And what new scientific study appears (by coincidence? yes, yes, by coincidence) on my news feed but one dealing with NDEs and out-of-body experiences (OBEs)? The most fascinating conclusion is that the concept of death is being re-defined because consciousness appears possible for several minutes even after the heart has stopped. There has long been anecdotal evidence of this, and I'm reminded of one wish my mother had as she was dying of cancer: to have some calm classical music playing so she could have it as her last earthly experience when she passed on.

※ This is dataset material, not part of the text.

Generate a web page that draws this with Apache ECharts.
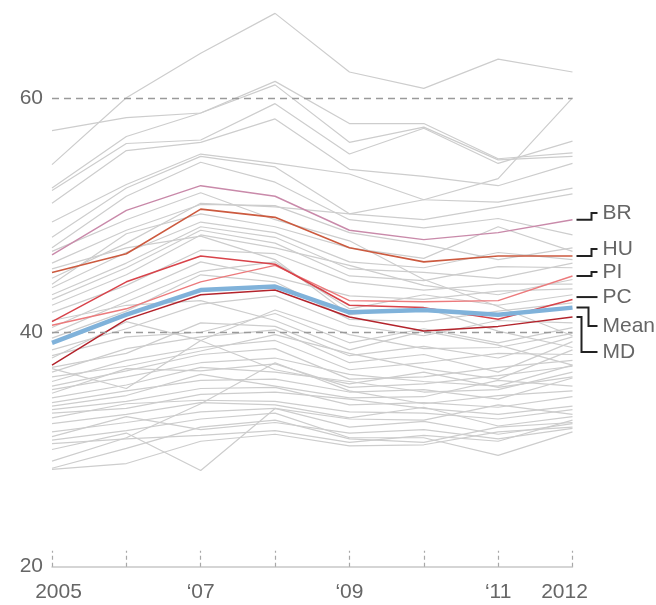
<!DOCTYPE html>
<html>
<head>
<meta charset="utf-8">
<script src="https://cdn.jsdelivr.net/npm/echarts@6/dist/echarts.min.js"></script>
<style>html,body{margin:0;padding:0;background:#fff}#c{width:656px;height:605px}</style>
</head>
<body>
<div id="c"></div>
<script>
var years = [2005, 2006, 2007, 2008, 2009, 2010, 2011, 2012];
var xTickLabels = {2005: '2005', 2007: '\u201807', 2009: '\u201809', 2011: '\u201811', 2012: '2012'};
var yTicks = [20, 40, 60];
var refLines = [40, 60];

var grayLines = [
  [54.3, 60.0, 63.8, 67.2, 62.2, 60.8, 63.3, 62.2],
  [57.2, 58.3, 58.7, 61.4, 57.8, 57.8, 54.8, 55.3],
  [52.3, 56.7, 58.7, 61.1, 56.2, 57.5, 54.7, 55.0],
  [52.1, 56.1, 56.4, 59.5, 55.2, 57.4, 54.4, 56.3],
  [51.0, 55.5, 56.2, 58.2, 53.9, 53.3, 52.5, 54.4],
  [49.4, 52.6, 55.2, 54.4, 53.5, 51.3, 51.1, 52.3],
  [48.1, 52.3, 55.0, 54.1, 50.1, 49.6, 50.7, 51.8],
  [47.2, 51.6, 54.5, 52.8, 49.6, 48.9, 49.7, 48.3],
  [44.6, 47.6, 51.0, 50.7, 50.1, 51.3, 53.1, 60.0],
  [45.9, 48.7, 50.9, 50.8, 48.5, 47.5, 46.2, 47.2],
  [44.1, 48.4, 50.1, 49.0, 47.2, 46.3, 49.0, 46.9],
  [43.8, 46.8, 49.4, 48.5, 46.0, 45.5, 46.8, 46.2],
  [43.2, 45.9, 49.0, 48.1, 45.4, 45.1, 44.6, 45.9],
  [42.8, 45.5, 48.7, 47.6, 44.8, 44.4, 45.6, 45.5],
  [42.3, 44.9, 48.3, 47.2, 45.7, 44.0, 43.2, 44.5],
  [41.7, 44.0, 47.0, 46.7, 44.3, 43.6, 44.1, 44.1],
  [40.4, 43.2, 46.0, 44.7, 43.1, 42.8, 43.5, 43.7],
  [39.9, 42.6, 45.2, 46.0, 42.0, 43.2, 42.3, 43.2],
  [39.5, 41.8, 44.9, 44.3, 41.1, 40.9, 41.8, 42.5],
  [38.5, 40.3, 42.4, 43.1, 40.6, 39.7, 41.0, 40.8],
  [38.0, 39.6, 40.0, 41.6, 39.1, 40.3, 39.1, 40.4],
  [37.8, 40.9, 39.3, 41.9, 39.8, 38.6, 38.7, 39.9],
  [37.0, 38.2, 40.8, 40.5, 38.0, 38.8, 37.8, 39.6],
  [36.6, 38.6, 39.6, 40.2, 37.4, 38.1, 36.6, 39.2],
  [36.2, 37.1, 38.4, 39.8, 38.2, 36.9, 36.0, 38.5],
  [35.8, 37.6, 38.7, 39.3, 36.8, 37.4, 38.2, 38.1],
  [35.4, 36.7, 38.1, 38.6, 36.0, 36.2, 37.0, 37.6],
  [35.1, 36.2, 37.4, 37.8, 36.4, 35.8, 35.4, 37.2],
  [34.8, 36.9, 36.7, 37.3, 35.3, 35.6, 36.3, 37.1],
  [34.4, 35.5, 37.0, 36.6, 35.8, 34.9, 35.1, 36.6],
  [34.0, 35.0, 35.9, 36.0, 34.9, 35.1, 34.3, 36.1],
  [33.7, 34.6, 36.4, 35.4, 34.4, 34.5, 35.9, 35.4],
  [33.4, 34.1, 35.2, 35.3, 33.8, 34.0, 33.6, 34.5],
  [33.1, 33.5, 34.7, 34.9, 34.3, 33.5, 33.0, 33.7],
  [32.7, 33.9, 34.2, 34.1, 33.2, 33.1, 32.6, 33.4],
  [32.2, 33.0, 34.0, 33.8, 32.7, 33.6, 32.0, 32.8],
  [31.5, 32.3, 33.2, 33.5, 31.9, 32.4, 31.3, 32.2],
  [31.1, 32.8, 31.7, 32.3, 31.4, 31.7, 30.9, 31.8],
  [30.8, 31.6, 32.6, 33.1, 31.0, 31.0, 29.5, 31.5],
  [30.0, 31.4, 28.2, 33.5, 32.6, 32.5, 33.8, 33.0],
  [30.5, 30.9, 31.2, 31.6, 30.6, 31.2, 30.7, 32.5],
  [28.3, 28.8, 30.7, 31.3, 30.3, 30.4, 31.5, 31.9],
  [28.4, 30.1, 31.9, 32.5, 30.9, 30.6, 31.9, 32.3],
  [36.9, 35.2, 39.3, 36.8, 35.6, 36.6, 35.3, 36.2],
  [29.0, 31.0, 33.9, 37.4, 35.0, 33.9, 34.6, 35.0],
  [41.0, 42.3, 42.7, 41.0, 38.5, 40.1, 38.9, 37.2],
  [45.4, 47.2, 48.2, 46.2, 41.5, 42.1, 40.1, 38.7],
  [46.9, 49.6, 51.9, 49.6, 47.8, 44.5, 42.2, 39.7]
];

var highlightNames = ['BR', 'HU', 'PI', 'PC', 'MD', 'Mean'];
var brValues   = [46.6, 50.4, 52.5, 51.6, 48.7, 47.9, 48.5, 49.6];
var huValues   = [45.1, 46.7, 50.5, 49.8, 47.2, 46.0, 46.5, 46.5];
var piValues   = [40.6, 42.0, 44.3, 45.7, 42.7, 42.6, 42.7, 44.8];
var pcValues   = [40.9, 44.3, 46.5, 45.8, 42.3, 42.1, 41.1, 42.8];
var mdValues   = [37.2, 41.1, 43.2, 43.6, 41.3, 40.1, 40.5, 41.3];
var meanValues = [39.1, 41.5, 43.6, 43.9, 41.7, 41.9, 41.5, 42.1];
// label anchor positions (in data units) for the right-hand labels
var labelValues = {BR: 50.17, HU: 47.1, PI: 45.14, PC: 43.0, Mean: 40.54, MD: 38.32};

var highlightData = {BR: brValues, HU: huValues, PI: piValues, PC: pcValues, MD: mdValues, Mean: meanValues};
var highlightColors = {BR: '#c98aaa', HU: '#cc5a3f', PI: '#ec7a7c', PC: '#d8434a', MD: '#b3242c', Mean: '#80b2da'};
var highlightWidths = {BR: 1.4, HU: 1.6, PI: 1.4, PC: 1.5, MD: 1.5, Mean: 4.5};
// step x offsets (pixels to the right of the grid edge) for connectors
var stepOffsets = {BR: 19, HU: 19, PI: 19, PC: 0, Mean: 16, MD: 9};

function pair(vals) { return vals.map(function (v, i) { return [years[i], v]; }); }

var series = [];
grayLines.forEach(function (vals, i) {
  var s = {
    type: 'line', data: pair(vals), symbol: 'none', silent: true,
    lineStyle: {color: '#cdcdcd', width: 1.2}, z: 2
  };
  if (i === 0) {
    s.markLine = {
      silent: true, symbol: 'none', label: {show: false},
      lineStyle: {color: '#9a9a9a', type: [7, 5], width: 1.3},
      data: refLines.map(function (v) { return {yAxis: v}; })
    };
  }
  series.push(s);
});
highlightNames.forEach(function (n) {
  series.push({
    type: 'line', name: n, data: pair(highlightData[n]), symbol: 'none', silent: true,
    lineStyle: {color: highlightColors[n], width: highlightWidths[n]},
    z: n === 'Mean' ? 5 : 4
  });
});

var chart = echarts.init(document.getElementById('c'), null, {renderer: 'canvas'});
var textFont = '"Liberation Sans", Arial, sans-serif';
chart.setOption({
  animation: false,
  grid: {left: 52, right: 83.5, top: 4, bottom: 38.3},
  xAxis: {
    type: 'value', min: 2005, max: 2012, interval: 1,
    axisLine: {show: true, lineStyle: {color: '#c8c8c8', width: 1.5}},
    axisTick: {show: true, inside: true, length: 16, lineStyle: {color: '#a8a8a8', type: [4, 3], width: 1.2}},
    splitLine: {show: false},
    axisLabel: {
      margin: 15, fontSize: 21, color: '#666', fontFamily: textFont,
      formatter: function (v) {
        var t = xTickLabels[v];
        if (!t) return '';
        if (v === years[0]) return '{first|' + t + '}';
        if (v === years[years.length - 1]) return '{last|' + t + '}';
        return t;
      },
      rich: {
        first: {padding: [0, 0, 0, 13], fontSize: 21, color: '#666', fontFamily: textFont},
        last: {padding: [0, 16, 0, 0], fontSize: 21, color: '#666', fontFamily: textFont}
      }
    }
  },
  yAxis: {
    type: 'value', min: 20, max: 68, interval: 20,
    axisLine: {show: false}, axisTick: {show: false}, splitLine: {show: false},
    axisLabel: {
      margin: 9, fontSize: 21, color: '#666', fontFamily: textFont,
      formatter: function (v) { return yTicks.indexOf(v) >= 0 ? String(v) : ''; }
    }
  },
  series: series
});

var graphics = [];
highlightNames.forEach(function (n) {
  var vals = highlightData[n];
  var start = chart.convertToPixel({gridIndex: 0}, [years[years.length - 1], vals[vals.length - 1]]);
  var lab = chart.convertToPixel({gridIndex: 0}, [years[years.length - 1], labelValues[n]]);
  var x0 = start[0] + 4, xe = start[0] + 25;
  var pts;
  if (stepOffsets[n] === 0) {
    pts = [[x0, lab[1]], [xe, lab[1]]];
  } else {
    var xs = start[0] + stepOffsets[n];
    pts = [[x0, start[1]], [xs, start[1]], [xs, lab[1]], [xe, lab[1]]];
  }
  graphics.push({
    type: 'polyline', silent: true, z: 10,
    shape: {points: pts},
    style: {stroke: '#222', lineWidth: 2, fill: null}
  });
  graphics.push({
    type: 'text', silent: true, z: 10,
    x: start[0] + 30, y: lab[1],
    style: {text: n, fontSize: 21, fill: '#666', font: '21px ' + textFont, textVerticalAlign: 'middle', verticalAlign: 'middle'}
  });
});
chart.setOption({graphic: graphics});
</script>
</body>
</html>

Another interesting finding? That most of those who could recall a NDE described things, often unpleasant, that did not correspond with the typical NDE: a feeling of well-being, peace, light, contentment, etc. Instead:
While 39 percent of patients who survived cardiac arrest were able to describe a perception of awareness, they did not have any explicit recall of events. This, in particular, suggests more people may have mental activity initially but then lose their memories after recovery. Among those who reported awareness, 46 percent experienced a broad range of mental recollections that weren't compatible with the commonly used term of NDEs; these included fearful and persecutory experiences. [Emphasis added.] Only 9 percent had experiences compatible with NDEs and 2 percent exhibited full awareness compatible with OBEs.Don't expect a spate of books, though, about the afterlife as a "fearful and persecutory" place. That is not what people want to read about. It's clear that the more we learn about our most complex organ, the further we expand the panorama of what we know as opposed to what we can only speculate about.